== Problem details ==
Write out nothing but the lines from the first line of the entries below through the line with "return (1 - t)"; no pictures go in.

== Extracted information ==
====================
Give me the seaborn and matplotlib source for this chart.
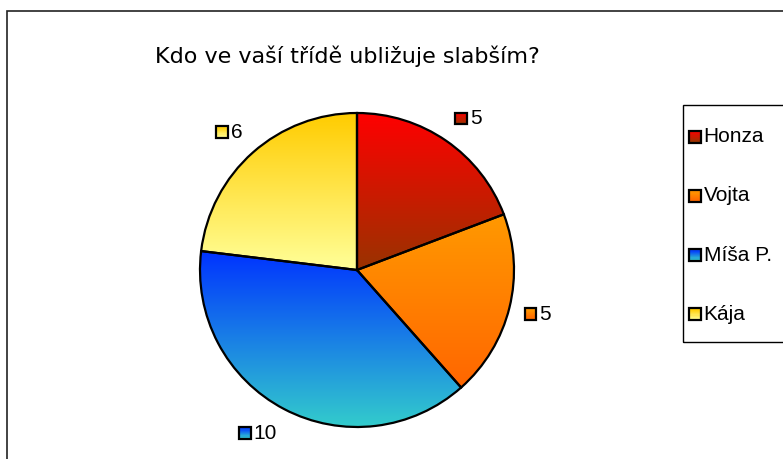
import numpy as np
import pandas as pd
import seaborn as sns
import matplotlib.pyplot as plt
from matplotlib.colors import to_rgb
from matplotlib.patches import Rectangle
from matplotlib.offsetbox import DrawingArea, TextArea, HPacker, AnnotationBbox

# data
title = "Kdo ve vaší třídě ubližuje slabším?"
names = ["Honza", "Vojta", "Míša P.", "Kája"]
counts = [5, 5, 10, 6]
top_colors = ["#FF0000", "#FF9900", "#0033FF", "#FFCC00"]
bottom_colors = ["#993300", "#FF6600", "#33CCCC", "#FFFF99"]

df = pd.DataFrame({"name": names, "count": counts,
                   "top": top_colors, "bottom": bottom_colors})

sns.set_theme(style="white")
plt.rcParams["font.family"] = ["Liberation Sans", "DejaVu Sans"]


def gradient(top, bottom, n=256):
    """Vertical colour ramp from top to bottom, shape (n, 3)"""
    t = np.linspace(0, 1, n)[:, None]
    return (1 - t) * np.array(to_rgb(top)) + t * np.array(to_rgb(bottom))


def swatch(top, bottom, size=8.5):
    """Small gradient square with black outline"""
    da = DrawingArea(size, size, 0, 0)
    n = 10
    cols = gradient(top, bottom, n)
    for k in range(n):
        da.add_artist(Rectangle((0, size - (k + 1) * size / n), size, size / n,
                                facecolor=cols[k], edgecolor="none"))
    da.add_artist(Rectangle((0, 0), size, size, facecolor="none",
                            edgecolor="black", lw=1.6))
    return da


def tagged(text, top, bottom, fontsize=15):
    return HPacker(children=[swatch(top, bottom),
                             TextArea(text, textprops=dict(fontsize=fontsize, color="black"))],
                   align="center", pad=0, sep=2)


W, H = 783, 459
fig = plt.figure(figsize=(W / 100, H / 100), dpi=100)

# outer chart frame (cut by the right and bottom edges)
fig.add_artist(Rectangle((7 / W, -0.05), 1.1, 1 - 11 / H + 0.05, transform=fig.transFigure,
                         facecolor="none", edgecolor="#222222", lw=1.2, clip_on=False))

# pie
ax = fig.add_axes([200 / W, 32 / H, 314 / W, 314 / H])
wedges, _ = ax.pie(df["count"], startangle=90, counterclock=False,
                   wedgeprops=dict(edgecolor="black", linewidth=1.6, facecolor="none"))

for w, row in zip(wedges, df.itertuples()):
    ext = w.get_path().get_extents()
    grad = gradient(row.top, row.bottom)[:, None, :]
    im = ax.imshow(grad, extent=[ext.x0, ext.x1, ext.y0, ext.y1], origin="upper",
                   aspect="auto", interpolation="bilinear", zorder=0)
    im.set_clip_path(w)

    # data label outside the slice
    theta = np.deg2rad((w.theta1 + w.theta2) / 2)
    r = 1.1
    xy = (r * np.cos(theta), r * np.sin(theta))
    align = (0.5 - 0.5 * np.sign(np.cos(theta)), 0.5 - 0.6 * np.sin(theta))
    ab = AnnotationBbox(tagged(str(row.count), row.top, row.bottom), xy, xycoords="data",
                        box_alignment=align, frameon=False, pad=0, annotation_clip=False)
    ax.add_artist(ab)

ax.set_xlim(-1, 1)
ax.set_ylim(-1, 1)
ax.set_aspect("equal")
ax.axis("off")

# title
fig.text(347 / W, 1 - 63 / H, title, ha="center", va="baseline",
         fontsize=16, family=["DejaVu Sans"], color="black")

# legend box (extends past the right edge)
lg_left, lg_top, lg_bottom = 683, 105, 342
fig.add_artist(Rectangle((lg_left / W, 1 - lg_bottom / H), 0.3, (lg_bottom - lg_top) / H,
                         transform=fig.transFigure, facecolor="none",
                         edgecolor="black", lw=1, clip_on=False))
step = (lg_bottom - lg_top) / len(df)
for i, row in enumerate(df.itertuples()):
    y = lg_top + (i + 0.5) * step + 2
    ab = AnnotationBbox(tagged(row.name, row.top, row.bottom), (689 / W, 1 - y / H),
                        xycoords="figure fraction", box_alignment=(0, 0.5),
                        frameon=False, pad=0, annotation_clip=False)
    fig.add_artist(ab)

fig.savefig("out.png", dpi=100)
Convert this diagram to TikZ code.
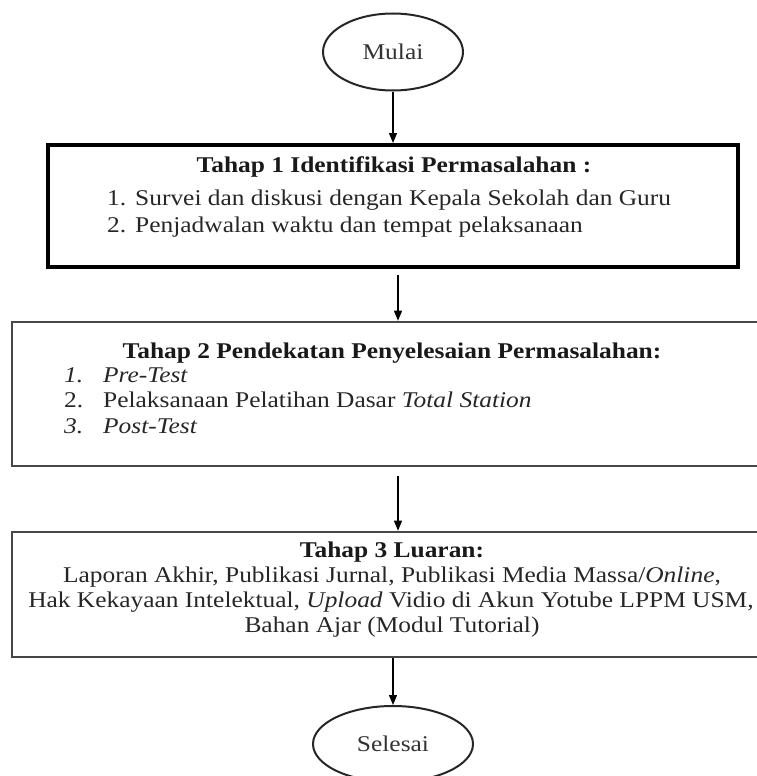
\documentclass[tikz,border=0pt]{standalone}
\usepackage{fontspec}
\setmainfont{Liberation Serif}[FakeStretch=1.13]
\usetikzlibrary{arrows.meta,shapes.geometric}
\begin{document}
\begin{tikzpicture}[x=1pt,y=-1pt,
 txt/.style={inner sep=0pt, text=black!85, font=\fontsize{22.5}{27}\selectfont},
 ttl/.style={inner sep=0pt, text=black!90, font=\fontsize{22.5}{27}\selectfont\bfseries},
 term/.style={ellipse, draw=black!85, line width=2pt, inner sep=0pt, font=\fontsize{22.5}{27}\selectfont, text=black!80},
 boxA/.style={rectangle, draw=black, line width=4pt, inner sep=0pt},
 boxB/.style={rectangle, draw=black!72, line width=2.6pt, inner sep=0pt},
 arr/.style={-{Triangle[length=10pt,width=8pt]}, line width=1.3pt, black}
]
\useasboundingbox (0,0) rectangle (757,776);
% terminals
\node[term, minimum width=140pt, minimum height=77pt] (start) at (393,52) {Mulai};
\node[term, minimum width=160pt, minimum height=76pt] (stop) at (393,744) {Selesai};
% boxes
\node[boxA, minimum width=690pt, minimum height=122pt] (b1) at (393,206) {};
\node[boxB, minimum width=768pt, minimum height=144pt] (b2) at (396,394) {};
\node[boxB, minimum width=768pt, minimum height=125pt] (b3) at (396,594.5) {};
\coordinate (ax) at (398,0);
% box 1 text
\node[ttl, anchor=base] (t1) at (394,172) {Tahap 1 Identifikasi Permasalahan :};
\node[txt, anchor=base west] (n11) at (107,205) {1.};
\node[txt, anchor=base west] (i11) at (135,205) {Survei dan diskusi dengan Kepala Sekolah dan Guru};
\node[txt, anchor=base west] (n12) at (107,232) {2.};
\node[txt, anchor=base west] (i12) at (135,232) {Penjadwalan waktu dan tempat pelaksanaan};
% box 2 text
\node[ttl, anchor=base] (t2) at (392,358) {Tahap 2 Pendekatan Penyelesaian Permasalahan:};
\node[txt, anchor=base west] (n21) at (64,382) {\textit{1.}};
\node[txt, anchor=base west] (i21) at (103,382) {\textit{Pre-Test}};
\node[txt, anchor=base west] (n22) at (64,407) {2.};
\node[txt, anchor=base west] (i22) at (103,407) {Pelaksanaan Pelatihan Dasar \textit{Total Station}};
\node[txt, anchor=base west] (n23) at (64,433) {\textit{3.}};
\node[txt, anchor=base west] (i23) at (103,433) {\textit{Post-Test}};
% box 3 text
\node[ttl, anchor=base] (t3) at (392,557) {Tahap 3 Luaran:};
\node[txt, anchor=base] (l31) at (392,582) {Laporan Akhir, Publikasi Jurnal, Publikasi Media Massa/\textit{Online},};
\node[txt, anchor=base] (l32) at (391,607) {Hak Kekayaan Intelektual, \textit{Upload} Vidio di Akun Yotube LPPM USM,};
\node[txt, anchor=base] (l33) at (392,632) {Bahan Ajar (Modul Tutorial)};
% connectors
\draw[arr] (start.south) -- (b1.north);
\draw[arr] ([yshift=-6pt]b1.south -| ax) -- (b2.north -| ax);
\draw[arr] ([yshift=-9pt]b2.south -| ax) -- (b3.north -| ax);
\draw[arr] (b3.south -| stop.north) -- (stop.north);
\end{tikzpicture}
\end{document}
====================
== Solution to the exercise ==
Give me the seaborn and matplotlib source for this chart.
import numpy as np
import pandas as pd
import seaborn as sns
import matplotlib.pyplot as plt
from matplotlib.colors import to_rgb
from matplotlib.patches import Rectangle
from matplotlib.offsetbox import DrawingArea, TextArea, HPacker, AnnotationBbox

# data
title = "Kdo ve vaší třídě ubližuje slabším?"
names = ["Honza", "Vojta", "Míša P.", "Kája"]
counts = [5, 5, 10, 6]
top_colors = ["#FF0000", "#FF9900", "#0033FF", "#FFCC00"]
bottom_colors = ["#993300", "#FF6600", "#33CCCC", "#FFFF99"]

df = pd.DataFrame({"name": names, "count": counts,
                   "top": top_colors, "bottom": bottom_colors})

sns.set_theme(style="white")
plt.rcParams["font.family"] = ["Liberation Sans", "DejaVu Sans"]


def gradient(top, bottom, n=256):
    """Vertical colour ramp from top to bottom, shape (n, 3)"""
    t = np.linspace(0, 1, n)[:, None]
    return (1 - t) * np.array(to_rgb(top)) + t * np.array(to_rgb(bottom))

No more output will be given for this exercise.